Jessica Koslow Of L.A.'s Sqirl Kitchen

Breakfast and lunch are like the weather: Everyone talks about them, but nobody does much to make them better–while dinner gets all the love.

But at Sqirl Kitchen in the Virgil Village neighborhood of Los Angeles, Jessica Koslow's focus is on the first half of the day–and she's humbly changing the dining scene one slice of toast at the time.

Sqirl's menu | Toast
"We all came from the world of fine-dining dinner restaurants," says Koslow of her staff. "What we do now is try to give the same attention to the other two meals of the day."

Koslow's own story is straight out of the "How to Ditch Your Day Job and Start an Artisan Food Business" handbook. In 2010 she left her career as a producer on American Idol to start making handcrafted jams and jellies and selling them online. Flavors like Santa Rosa plums with flowering thyme quickly became cult favorites.

Years earlier, Koslow had worked in the kitchen of Anne Quatrano's Abattoir in Atlanta. She credits Quatrano with instilling in her a passion for cooking which lingered long after she'd left the restaurant, and prompted her to pursure professional cooking once more. 

"She was one tough lady. She took me under her wing and showed me what it takes to open a business."

The interior of Sqirl
Back in L.A., Koslow evolved Sqirl from a one-person outfit into a bustling corner café serving G&B Coffee and house-baked toast spread with cheeses and jams. From there, her kitchen took off.

"Ria [Barbosa-Wilson], who was a sous chef at Canelé joined me, then Dani [McNish], and then Meadow [Ramsey], who was the pastry chef at Campanile. When we first started, there were no dudes in the kitchen."

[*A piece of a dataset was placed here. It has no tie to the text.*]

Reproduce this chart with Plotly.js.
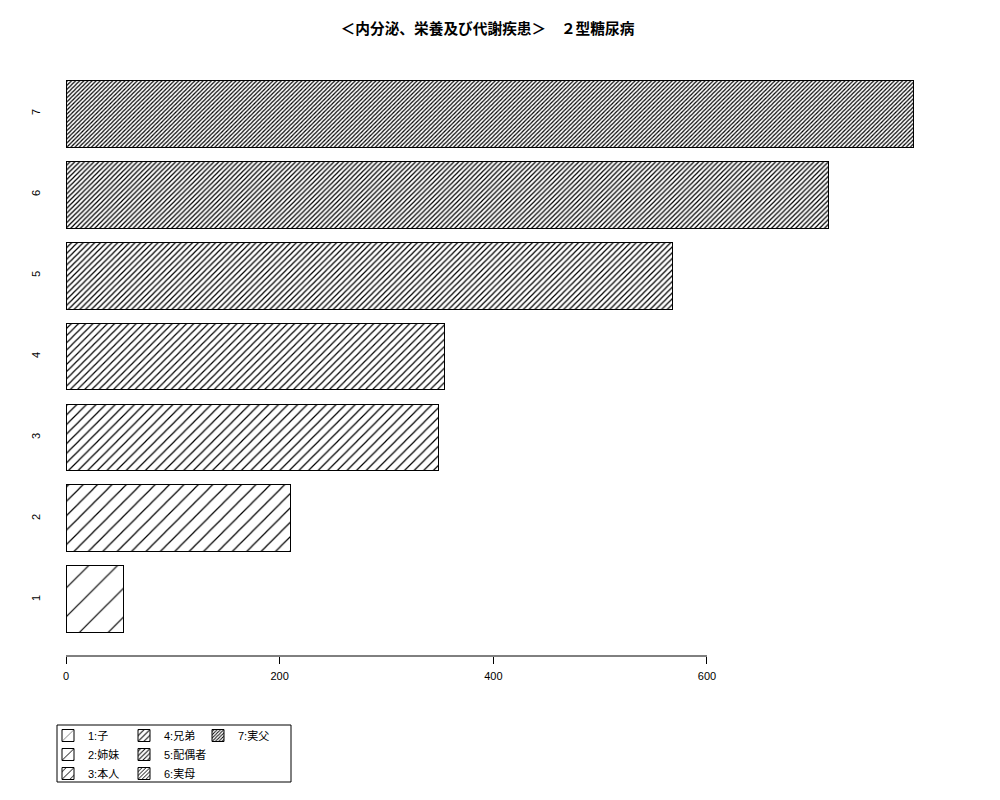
<!DOCTYPE html>
<html>
<head>
<meta charset="utf-8">
<script src="https://cdn.plot.ly/plotly-3.0.1.min.js"></script>
<style>
  body { margin: 0; background: #fff; }
  #chart { width: 1000px; height: 800px; }
</style>
</head>
<body>
<div id="chart"></div>
<script>
// data
const categories = ['1', '2', '3', '4', '5', '6', '7'];
const counts = [54, 210, 349, 354, 568, 714, 793];
const relationLabels = ['1:子', '2:姉妹', '3:本人', '4:兄弟', '5:配偶者', '6:実母', '7:実父'];
const xTicks = [0, 200, 400, 600];

// hatch density (lines per inch, like R's density=) -> tile size in px
const hatchDensity = [5, 10, 15, 20, 25, 30, 35];
const legendOf = ['legend', 'legend', 'legend', 'legend2', 'legend2', 'legend2', 'legend3'];

const baseFont = 'Liberation Sans, Arial, Noto Sans CJK JP, sans-serif';

var traces = [];
for (let i = 0; i < categories.length; ++i) {
    const tile = 72 / hatchDensity[i] * Math.SQRT2;
    traces.push({
        type: 'bar',
        orientation: 'h',
        x: [counts[i]],
        y: [categories[i]],
        name: relationLabels[i],
        legend: legendOf[i],
        marker: {
            color: 'white',
            line: { color: 'black', width: 1 },
            pattern: {
                shape: '/',
                size: tile,
                solidity: Math.min(1.2 / tile, 0.5),
                fgcolor: 'black',
                bgcolor: 'white'
            }
        },
        hoverinfo: 'x+name'
    });
}

// plot area in pixels, used to place the legend box
const plotL = 50, plotR = 946, plotT = 57, plotB = 656;
const px = (v) => (v - plotL) / (plotR - plotL);
const py = (v) => (plotB - v) / (plotB - plotT);

const legendStyle = (x) => ({
    x: px(x), xanchor: 'left',
    y: py(721), yanchor: 'top',
    orientation: 'v',
    traceorder: 'normal',
    bgcolor: 'rgba(0,0,0,0)',
    borderwidth: 0,
    font: { family: baseFont, size: 11, color: 'black' }
});

var layout = {
    width: 1000,
    height: 800,
    margin: { l: plotL, r: 1000 - plotR, t: plotT, b: 800 - plotB, autoexpand: false },
    paper_bgcolor: 'white',
    plot_bgcolor: 'white',
    barmode: 'stack',
    bargap: 0.173,
    showlegend: true,
    title: {
        text: '＜内分泌、栄養及び代謝疾患＞　２型糖尿病',
        font: { family: 'Noto Sans CJK JP, sans-serif', size: 14.7, color: 'black', weight: 'bold' },
        xref: 'container', x: 0.4875, xanchor: 'center',
        yref: 'container', y: 1 - 29 / 800, yanchor: 'middle'
    },
    xaxis: {
        range: [(plotL - 66) / 1.0683, (plotR - 66) / 1.0683],
        tickvals: xTicks,
        ticktext: xTicks.map(String),
        ticks: 'outside',
        ticklen: 7,
        tickwidth: 1,
        tickcolor: 'black',
        ticklabelstandoff: 3,
        showline: false,
        showgrid: false,
        zeroline: false,
        tickfont: { family: baseFont, size: 11, color: 'black' },
        fixedrange: true
    },
    yaxis: {
        type: 'category',
        categoryorder: 'array',
        categoryarray: categories,
        range: [-0.698, 6.698],
        ticks: '',
        showline: false,
        showgrid: false,
        zeroline: false,
        tickangle: -90,
        ticklabelstandoff: 7,
        tickfont: { family: baseFont, size: 11, color: 'black' },
        fixedrange: true
    },
    legend: legendStyle(48),
    legend2: legendStyle(124),
    legend3: legendStyle(198),
    shapes: [
        // R style axis line, only across the tick range
        { type: 'line', xref: 'x', yref: 'paper', x0: xTicks[0], x1: xTicks[xTicks.length - 1], y0: 0, y1: 0,
          line: { color: 'black', width: 1 } },
        // box round the legends
        { type: 'rect', xref: 'paper', yref: 'paper', x0: px(57), x1: px(291), y0: py(782), y1: py(725),
          line: { color: 'black', width: 1 }, fillcolor: 'rgba(0,0,0,0)', layer: 'below' }
    ]
};

Plotly.newPlot('chart', traces, layout, { displayModeBar: false, staticPlot: true });
</script>
</body>
</html>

Sqirl's sorrel rice bowl | Waitress Paola Sanchez
These days, Sqirl makes almost everything in-house, churning out some of L.A.'s most thoughtful and nuanced food in an unfussy setting. Dishes like a rice bowl topped with a poached egg, sorrel pesto and sheep's milk feta (see the recipe) and French toast filled with crème fraîche and apple butter show Sqirl's careful attention to food that's often seen as less "serious"–the very thing that makes the café special.

"When you put something new on your menu every day," says Koslow, "it excites the kitchen as much as it does the customer."